## Work to complete
Quote the whole listing exactly. Leave the pictures out of your copy.

## Source data
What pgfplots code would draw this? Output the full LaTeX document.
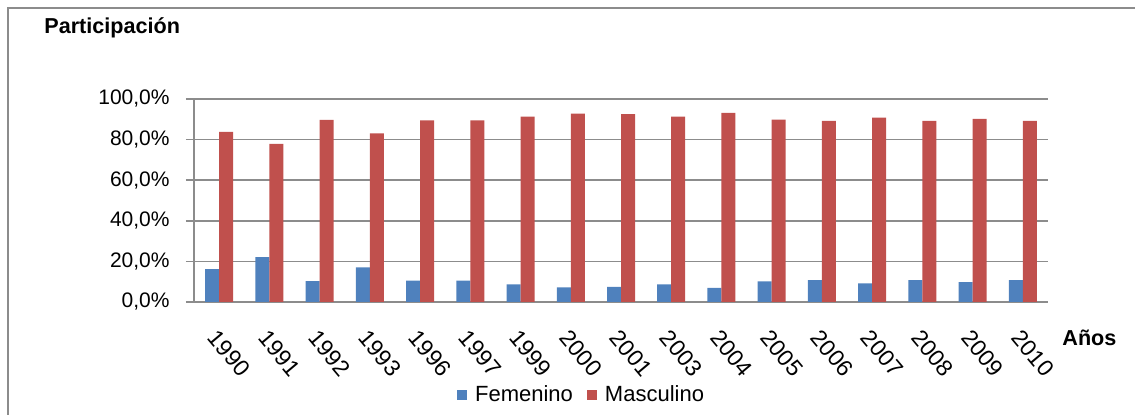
\documentclass[border=0pt]{standalone}
\usepackage{fontspec}
\setmainfont{Liberation Sans}
\usepackage{pgfplots}
\usepackage{pgfplotstable}
\pgfplotsset{compat=1.18}
\definecolor{fem}{HTML}{4F81BD}
\definecolor{mas}{HTML}{C0504D}
\definecolor{gridg}{HTML}{8C8C8C}

\pgfplotstableread{
idx anio fem  mas
0   1990 16.2 83.8
1   1991 22.1 77.9
2   1992 10.3 89.7
3   1993 17.0 83.0
4   1996 10.5 89.5
5   1997 10.5 89.5
6   1999 8.7  91.3
7   2000 7.2  92.8
8   2001 7.5  92.5
9   2003 8.7  91.3
10  2004 6.9  93.1
11  2005 10.2 89.8
12  2006 10.8 89.2
13  2007 9.2  90.8
14  2008 10.8 89.2
15  2009 9.8  90.2
16  2010 10.8 89.2
}\datos

\begin{document}
\begin{tikzpicture}
\useasboundingbox (0,0) rectangle (567.5pt,207.5pt);
\draw[gridg, line width=0.8pt] (4pt,0) -- (4pt,203.5pt) -- (567.5pt,203.5pt);
\begin{axis}[
  at={(97pt,56.5pt)}, anchor=south west,
  scale only axis, width=427pt, height=101.5pt,
  ybar=0pt, bar width=7pt,
  ymin=0, ymax=100, xmin=-0.5, xmax=16.5,
  xtick=data,
  xticklabels from table={\datos}{anio},
  ytick={0,20,...,100},
  /pgf/number format/assume math mode=true,
  yticklabel={\pgfmathprintnumber[fixed,fixed zerofill,precision=1,use comma]{\tick}\%},
  axis x line*=bottom, axis y line*=left,
  axis line style={gridg, line width=0.8pt, -},
  ymajorgrids, grid style={gridg, line width=0.8pt},
  xtick style={draw=none},
  ytick style={gridg, line width=0.8pt},
  tick align=outside, major tick length=4pt,
  yticklabel style={anchor=east, inner sep=0pt, xshift=-8pt,
    font=\fontsize{10.5pt}{12pt}\selectfont},
  xticklabel style={rotate=-50, anchor=north west, inner sep=0pt,
    font=\fontsize{11.5pt}{13pt}\selectfont},
  xticklabel shift=9pt,
  legend style={at={(0.455,-0.458)}, anchor=center, draw=none,
    legend columns=2, font=\fontsize{11pt}{12pt}\selectfont,
    /tikz/every odd column/.append style={column sep=2pt},
    /tikz/every even column/.append style={column sep=5pt}},
  legend image code/.code={\fill[#1] (0pt,-2.5pt) rectangle (5pt,2.5pt);},
]
\addplot[fill=fem, draw=none] table[x=idx, y=fem] {\datos};
\addplot[fill=mas, draw=none] table[x=idx, y=mas] {\datos};
\legend{Femenino, Masculino}
\end{axis}
\node[anchor=west, font=\fontsize{10.8pt}{12pt}\selectfont\bfseries, inner sep=0pt] at (22pt,193.5pt) {Participación};
\node[anchor=west, font=\fontsize{10.8pt}{12pt}\selectfont\bfseries, inner sep=0pt] at (531pt,38.5pt) {Años};
\end{tikzpicture}
\end{document}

## The output
What pgfplots code would draw this? Output the full LaTeX document.
\documentclass[border=0pt]{standalone}
\usepackage{fontspec}
\setmainfont{Liberation Sans}
\usepackage{pgfplots}
\usepackage{pgfplotstable}
\pgfplotsset{compat=1.18}
\definecolor{fem}{HTML}{4F81BD}
\definecolor{mas}{HTML}{C0504D}
\definecolor{gridg}{HTML}{8C8C8C}

\pgfplotstableread{
idx anio fem  mas
0   1990 16.2 83.8
1   1991 22.1 77.9
2   1992 10.3 89.7
3   1993 17.0 83.0
4   1996 10.5 89.5
5   1997 10.5 89.5
6   1999 8.7  91.3
7   2000 7.2  92.8
8   2001 7.5  92.5
9   2003 8.7  91.3
10  2004 6.9  93.1
11  2005 10.2 89.8
12  2006 10.8 89.2
13  2007 9.2  90.8
14  2008 10.8 89.2
15  2009 9.8  90.2
16  2010 10.8 89.2
}\datos

\begin{document}
\begin{tikzpicture}
\useasboundingbox (0,0) rectangle (567.5pt,207.5pt);
\draw[gridg, line width=0.8pt] (4pt,0) -- (4pt,203.5pt) -- (567.5pt,203.5pt);
\begin{axis}[
  at={(97pt,56.5pt)}, anchor=south west,
  scale only axis, width=427pt, height=101.5pt,
  ybar=0pt, bar width=7pt,
  ymin=0, ymax=100, xmin=-0.5, xmax=16.5,
  xtick=data,
  xticklabels from table={\datos}{anio},
  ytick={0,20,...,100},
  /pgf/number format/assume math mode=true,
  yticklabel={\pgfmathprintnumber[fixed,fixed zerofill,precision=1,use comma]{\tick}\%},
  axis x line*=bottom, axis y line*=left,
  axis line style={gridg, line width=0.8pt, -},
  ymajorgrids, grid style={gridg, line width=0.8pt},
  xtick style={draw=none},
  ytick style={gridg, line width=0.8pt},
  tick align=outside, major tick length=4pt,
  yticklabel style={anchor=east, inner sep=0pt, xshift=-8pt,
    font=\fontsize{10.5pt}{12pt}\selectfont},
  xticklabel style={rotate=-50, anchor=north west, inner sep=0pt,
    font=\fontsize{11.5pt}{13pt}\selectfont},
  xticklabel shift=9pt,
  legend style={at={(0.455,-0.458)}, anchor=center, draw=none,
    legend columns=2, font=\fontsize{11pt}{12pt}\selectfont,
    /tikz/every odd column/.append style={column sep=2pt},
    /tikz/every even column/.append style={column sep=5pt}},
  legend image code/.code={\fill[#1] (0pt,-2.5pt) rectangle (5pt,2.5pt);},
]
\addplot[fill=fem, draw=none] table[x=idx, y=fem] {\datos};
\addplot[fill=mas, draw=none] table[x=idx, y=mas] {\datos};
\legend{Femenino, Masculino}
\end{axis}
\node[anchor=west, font=\fontsize{10.8pt}{12pt}\selectfont\bfseries, inner sep=0pt] at (22pt,193.5pt) {Participación};
\node[anchor=west, font=\fontsize{10.8pt}{12pt}\selectfont\bfseries, inner sep=0pt] at (531pt,38.5pt) {Años};
\end{tikzpicture}
\end{document}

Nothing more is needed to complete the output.